In the following, let’s take a look at the most important recent developments that the quest for low-power telecoms has lately led to:

  • Thread is a new 802.15.4-based protocol that deserves to be highlighted for the mere fact that it has triggered a whole new sense of urgency amidst the vendors that drive the following three technologies on the list. Designed for home and building automation, Thread has generally gotten off to a good start and its certification program is currently vetting the first cohort of compliant devices. Once the commercial versions of such products start hitting the market — probably in the second half of the year — we can start assessing how well Thread’s implementations can actually match the admittedly lofty expectations.
  • Bluetooth has had its IoT-friendly incarnation, Bluetooth Low Energy, available already for half a decade, but its relevance to developers has been quite seriously inhibited by its short range and point-to-point nature. This year, Bluetooth as a standard should finally get its eagerly awaited capability for running mesh networks. That is an addition that could, especially, divert the (hitherto over-hyped) beacon space into an interesting direction.
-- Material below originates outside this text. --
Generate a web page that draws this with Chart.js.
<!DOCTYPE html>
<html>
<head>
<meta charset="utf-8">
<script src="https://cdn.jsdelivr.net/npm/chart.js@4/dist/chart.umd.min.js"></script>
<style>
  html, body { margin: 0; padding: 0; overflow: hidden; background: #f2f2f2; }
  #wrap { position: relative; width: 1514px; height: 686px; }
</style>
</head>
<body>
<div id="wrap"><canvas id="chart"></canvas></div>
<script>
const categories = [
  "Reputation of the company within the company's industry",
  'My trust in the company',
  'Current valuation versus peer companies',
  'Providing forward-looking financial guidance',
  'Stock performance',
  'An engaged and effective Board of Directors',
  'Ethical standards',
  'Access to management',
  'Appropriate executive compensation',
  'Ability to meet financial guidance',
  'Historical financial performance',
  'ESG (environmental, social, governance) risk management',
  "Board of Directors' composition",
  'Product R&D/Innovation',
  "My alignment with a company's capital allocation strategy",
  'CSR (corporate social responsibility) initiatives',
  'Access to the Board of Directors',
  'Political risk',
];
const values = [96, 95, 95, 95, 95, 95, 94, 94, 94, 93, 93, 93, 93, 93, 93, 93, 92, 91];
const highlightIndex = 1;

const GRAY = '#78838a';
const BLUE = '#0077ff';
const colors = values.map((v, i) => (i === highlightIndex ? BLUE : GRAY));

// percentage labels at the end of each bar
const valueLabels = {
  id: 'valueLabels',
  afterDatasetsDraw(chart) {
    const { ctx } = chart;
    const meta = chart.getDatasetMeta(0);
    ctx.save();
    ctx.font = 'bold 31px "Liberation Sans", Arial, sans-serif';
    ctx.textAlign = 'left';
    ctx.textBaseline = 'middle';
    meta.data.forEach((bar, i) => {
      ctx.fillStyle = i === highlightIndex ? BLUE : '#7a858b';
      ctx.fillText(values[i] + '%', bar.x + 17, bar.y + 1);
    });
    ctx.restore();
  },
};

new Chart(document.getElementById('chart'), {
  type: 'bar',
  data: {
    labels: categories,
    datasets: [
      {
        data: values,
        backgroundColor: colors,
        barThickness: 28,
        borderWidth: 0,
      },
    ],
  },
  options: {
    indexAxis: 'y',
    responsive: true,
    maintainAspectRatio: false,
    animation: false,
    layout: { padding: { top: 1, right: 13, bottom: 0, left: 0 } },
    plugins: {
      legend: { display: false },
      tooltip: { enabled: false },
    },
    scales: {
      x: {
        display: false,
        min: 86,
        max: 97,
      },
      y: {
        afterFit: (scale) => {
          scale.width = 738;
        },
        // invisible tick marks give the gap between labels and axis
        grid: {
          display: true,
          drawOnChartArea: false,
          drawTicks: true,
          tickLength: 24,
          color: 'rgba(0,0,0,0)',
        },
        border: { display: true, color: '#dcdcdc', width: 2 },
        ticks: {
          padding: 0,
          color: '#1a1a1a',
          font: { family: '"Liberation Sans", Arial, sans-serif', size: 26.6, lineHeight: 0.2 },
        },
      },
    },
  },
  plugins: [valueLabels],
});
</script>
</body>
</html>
  • Wi-Fi HaLow is the framework for the low-power, longer-range implementations of Wi-Fi, run in the increasingly sought-after 900-MHz frequency bands. Given the relative ubiquity of Wi-Fi in homes, buildings and urban spaces, HaLow could certainly reshuffle the connectivity market for a variety of IoT applications. On the downside, the progress towards it has been undeniably slow; for example, the certification program is scheduled for not earlier than 2018. That is starting to be rather late, given everything else that is going on.
  • ZigBee 3.0 is the latest version of the ZigBee standards, whose infamous fragmentation has so far made the technology as a whole amount to quite much less than the sum of its parts — or application profiles, to be more specific. Ratified in the end of 2015, the third generation aims to harmonize the profiles substantially and thus improve device interoperability. The case for developing Thread from scratch had a lot to do with ZigBee’s shortcomings, so there is something of a last-ditch feel to the attempt.
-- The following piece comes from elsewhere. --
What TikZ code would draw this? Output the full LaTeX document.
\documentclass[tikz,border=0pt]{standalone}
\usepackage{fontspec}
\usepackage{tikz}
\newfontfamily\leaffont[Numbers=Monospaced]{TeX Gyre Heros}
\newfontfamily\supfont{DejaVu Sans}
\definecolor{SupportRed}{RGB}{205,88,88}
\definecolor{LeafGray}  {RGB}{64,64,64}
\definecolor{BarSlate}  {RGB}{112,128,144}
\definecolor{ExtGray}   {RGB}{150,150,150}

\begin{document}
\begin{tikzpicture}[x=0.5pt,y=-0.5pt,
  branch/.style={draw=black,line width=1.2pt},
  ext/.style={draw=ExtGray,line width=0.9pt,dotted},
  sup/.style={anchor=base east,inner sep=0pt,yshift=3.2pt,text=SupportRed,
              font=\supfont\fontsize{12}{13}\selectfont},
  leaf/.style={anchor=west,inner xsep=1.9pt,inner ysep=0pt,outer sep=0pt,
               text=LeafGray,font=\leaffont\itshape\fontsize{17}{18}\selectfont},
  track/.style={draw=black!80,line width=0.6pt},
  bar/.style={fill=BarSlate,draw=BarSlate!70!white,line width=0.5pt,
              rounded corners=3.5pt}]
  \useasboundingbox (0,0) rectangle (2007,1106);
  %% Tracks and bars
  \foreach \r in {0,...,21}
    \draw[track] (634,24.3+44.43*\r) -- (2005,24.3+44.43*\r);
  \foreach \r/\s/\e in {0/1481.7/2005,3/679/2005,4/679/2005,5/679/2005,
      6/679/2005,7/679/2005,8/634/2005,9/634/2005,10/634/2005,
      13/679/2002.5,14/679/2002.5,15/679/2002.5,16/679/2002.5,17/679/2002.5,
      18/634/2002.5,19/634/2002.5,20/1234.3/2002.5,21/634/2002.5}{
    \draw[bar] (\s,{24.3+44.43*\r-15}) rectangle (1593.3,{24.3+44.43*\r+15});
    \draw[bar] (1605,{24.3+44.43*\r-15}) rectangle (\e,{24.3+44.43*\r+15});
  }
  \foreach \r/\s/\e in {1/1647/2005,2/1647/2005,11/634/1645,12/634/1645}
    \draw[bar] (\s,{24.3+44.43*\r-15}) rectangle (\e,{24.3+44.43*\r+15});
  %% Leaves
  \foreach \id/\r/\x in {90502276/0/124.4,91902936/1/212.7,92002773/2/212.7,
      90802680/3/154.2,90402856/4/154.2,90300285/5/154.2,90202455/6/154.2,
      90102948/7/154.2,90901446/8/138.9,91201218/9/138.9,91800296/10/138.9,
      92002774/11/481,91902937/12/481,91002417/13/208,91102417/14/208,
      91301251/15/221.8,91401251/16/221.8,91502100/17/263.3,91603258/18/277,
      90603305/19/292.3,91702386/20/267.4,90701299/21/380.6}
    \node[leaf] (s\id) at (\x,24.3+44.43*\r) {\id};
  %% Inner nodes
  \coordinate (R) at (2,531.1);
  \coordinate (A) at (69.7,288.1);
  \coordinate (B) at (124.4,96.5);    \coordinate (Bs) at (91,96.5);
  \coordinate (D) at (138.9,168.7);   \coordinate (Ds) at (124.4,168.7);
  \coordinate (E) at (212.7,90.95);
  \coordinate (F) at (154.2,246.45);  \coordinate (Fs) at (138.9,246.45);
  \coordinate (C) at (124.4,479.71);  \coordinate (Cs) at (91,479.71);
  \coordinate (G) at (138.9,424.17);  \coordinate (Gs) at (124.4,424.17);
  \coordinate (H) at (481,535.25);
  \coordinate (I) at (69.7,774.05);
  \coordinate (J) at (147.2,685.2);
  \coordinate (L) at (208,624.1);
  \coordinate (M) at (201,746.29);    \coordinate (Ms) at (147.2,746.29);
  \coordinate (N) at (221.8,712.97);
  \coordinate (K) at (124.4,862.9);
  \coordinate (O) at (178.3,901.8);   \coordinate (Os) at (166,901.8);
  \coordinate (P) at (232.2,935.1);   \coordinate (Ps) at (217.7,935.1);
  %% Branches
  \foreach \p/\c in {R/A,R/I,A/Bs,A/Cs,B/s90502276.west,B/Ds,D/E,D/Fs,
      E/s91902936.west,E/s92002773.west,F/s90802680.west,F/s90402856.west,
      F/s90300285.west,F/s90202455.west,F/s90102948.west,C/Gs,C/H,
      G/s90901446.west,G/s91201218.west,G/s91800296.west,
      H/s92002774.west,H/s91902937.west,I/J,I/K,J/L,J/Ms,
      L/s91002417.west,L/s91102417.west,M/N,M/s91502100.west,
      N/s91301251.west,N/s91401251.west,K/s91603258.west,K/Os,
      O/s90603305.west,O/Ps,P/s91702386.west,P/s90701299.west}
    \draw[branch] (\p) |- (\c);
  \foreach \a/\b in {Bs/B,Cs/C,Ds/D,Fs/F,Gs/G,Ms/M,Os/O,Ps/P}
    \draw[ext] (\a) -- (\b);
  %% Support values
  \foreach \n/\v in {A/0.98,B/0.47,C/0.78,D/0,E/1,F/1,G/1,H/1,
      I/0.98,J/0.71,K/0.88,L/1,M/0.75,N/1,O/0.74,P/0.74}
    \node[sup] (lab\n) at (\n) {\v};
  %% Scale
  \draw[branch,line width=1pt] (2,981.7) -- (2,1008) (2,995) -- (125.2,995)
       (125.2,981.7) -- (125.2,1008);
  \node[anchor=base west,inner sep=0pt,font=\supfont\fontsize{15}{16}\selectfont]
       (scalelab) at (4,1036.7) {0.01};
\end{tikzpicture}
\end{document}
  • Low Power Wide Area (LPWA) is an umbrella concept for a group of new technologies that have been built to combine power efficiency and inexpensive hardware components with the operational benefits of wide area networks. Machina Research further splits the concept into two subcategories: with “dedicated” LPWA consisting of the purposely designed technologies such as LoRa, RPMA and Sigfox, and “evolutionary” LPWA covering the alternatives that have been developed as upgrades to existing ones like LTE. During 2015, LPWA became one of the hottest topics on the supply side of IoT. Collectively, these networks could well prove a real game changer, although there are still also certain question marks related to their technical, commercial and even regulatory feasibility.
  • Other major developments in IoT connectivity can be found mostly in low-power mesh networking. Wi-SUN is an 802.15.4-based standard that has been engineered especially for utility networks, and it has shown a lot of early promise in that sector. Its most high-profile implementation, Silver Spring Network’s Starfish, has been just opened up to also serve developers outside of the company’s own customer base. At the same time, Wirepas is a vendor that has come up with a software solution that seems to be able to dramatically boost the scalability aspect of mesh networks, which has always been their weakest spot from the enterprise perspective.

By far the best part about such multipolar innovation is that the involved technology camps are keeping each other on their toes, and progress by one pushes the others to up their game. It should also keep the bargaining power of key vendors or service providers in check, preventing rent seeking and other practices that would ultimately stifle innovation on the enterprise level.